Lui aussi fit des études brillantes se distinguant en mathématiques et menant une carrière de chercheur en mécanique analytique rationnelle. Il se maria avec Lélia Picabia, une intellectuelle linguiste engagée dans le mouvement féministe.
Ils étaient tellement accaparés par leurs métiers respectifs qu’ils laissèrent une grande liberté à leurs trois filles, tout en leur inculquant des valeurs d’humanisme et de liberté.
En compagnie d’Anne Berest, nous traversons donc plus d’un siècle d’histoire parisiano-bretonne avec ses moments marquants tels que les guerres mondiales et Mai 68.

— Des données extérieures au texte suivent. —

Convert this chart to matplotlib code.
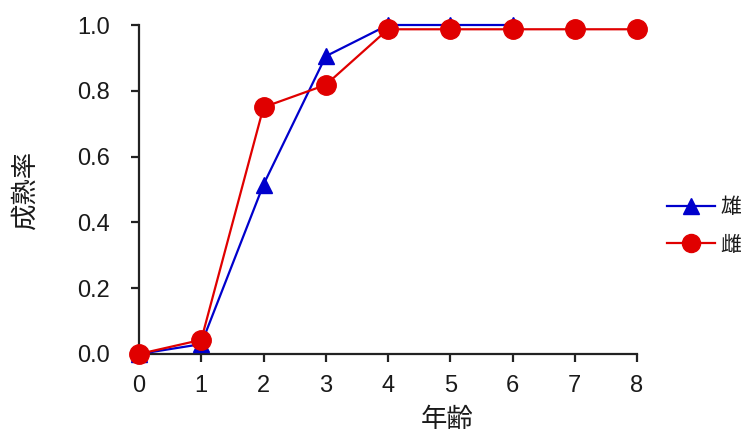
import matplotlib
matplotlib.use("Agg")
import matplotlib.pyplot as plt
from matplotlib.lines import Line2D

plt.rcParams['font.family'] = ['Liberation Sans', 'Noto Sans CJK JP', 'DejaVu Sans']

# Data
ages_male = [0, 1, 2, 3, 4, 5, 6]
male = [0.0, 0.03, 0.515, 0.905, 1.0, 1.0, 1.0]
ages_female = [0, 1, 2, 3, 4, 5, 6, 7, 8]
female = [0.0, 0.043, 0.75, 0.818, 0.987, 0.987, 0.987, 0.987, 0.987]
xticks = [0, 1, 2, 3, 4, 5, 6, 7, 8]
yticks = [0.0, 0.2, 0.4, 0.6, 0.8, 1.0]
labels = ['雄', '雌']

W, H = 748, 438
fig = plt.figure(figsize=(W / 100, H / 100), dpi=100)
ax = fig.add_axes([139 / W, 1 - 354 / H, (637 - 139) / W, (354 - 25) / H])

blue = '#0000CC'
red = '#E00000'
ax.plot(ages_male, male, color=blue, lw=1.6, marker='^', ms=12,
        markeredgecolor=blue, markerfacecolor=blue, clip_on=False, zorder=3)
ax.plot(ages_female, female, color=red, lw=1.6, marker='o', ms=14,
        markeredgecolor=red, markerfacecolor=red, clip_on=False, zorder=4)

ax.set_xlim(0, 8)
ax.set_ylim(0, 1.0)
ax.set_xticks(xticks)
ax.set_yticks(yticks)
ax.set_yticklabels([f'{v:.1f}' for v in yticks])
for s in ['top', 'right']:
    ax.spines[s].set_visible(False)
for s in ['left', 'bottom']:
    ax.spines[s].set_linewidth(1.6)
    ax.spines[s].set_color('#222222')
ax.tick_params(direction='out', length=6, width=1.6, color='#222222',
               labelsize=17, labelcolor='#1a1a1a')
ax.tick_params(axis='y', pad=15)
ax.tick_params(axis='x', pad=9)

fig.text(447 / W, 1 - 420 / H, '年齢', ha='center', va='center', fontsize=19,
         color='#1a1a1a')
fig.text(25 / W, 1 - 190 / H, '成熟率', ha='center', va='center', fontsize=19,
         rotation=90, color='#1a1a1a')

handles = [
    Line2D([], [], color=blue, lw=1.6, marker='^', ms=11),
    Line2D([], [], color=red, lw=1.6, marker='o', ms=13),
]
leg = fig.legend(handles, labels, loc='center left',
                 bbox_to_anchor=(667 / W, 1 - 226 / H), frameon=False,
                 borderpad=0, borderaxespad=0,
                 fontsize=15, handlelength=2.3, handletextpad=0.25,
                 labelspacing=0.9)
for t in leg.get_texts():
    t.set_color('#1a1a1a')

fig.savefig('out.png', dpi=100)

Mais en voulant évoquer à la fois la grande histoire, qu’elle survole, et des destins particuliers, l’autrice a engendré un récit un peu bancal, assez plat et à la veine romanesque plutôt mince.
Peut-être parce que ses personnages manquent d’une incarnation forte, notamment Pierre qui est un mystère pour sa fille et qui le restera jusqu’à sa mort, hormis lorsqu’il se confiera sur sa jeunesse trotskyste.
Contrairement à ceux de « La Carte postale » qui tendent à l’universalité, ceux de « Finistère » se rappellent à leur bretonnitude austère et sauvage.
Comment en effet mettre en parallèle le parcours des Juifs d’Europe et celui des « ploucs » débarqués de la gare Montparnasse aussi méritants soient-ils sans que cela ne nuise aux derniers ?
Afin de ne pas être trop sévère avec ce tombeau littéraire pour le père que sa fille admirait tout en déplorant leur incommunicabilité, j’ai trouvé les dernières pages du livre très émouvantes.
Ma dureté est par ailleurs relative à ce qu’Anne Berest est capable d’offrir.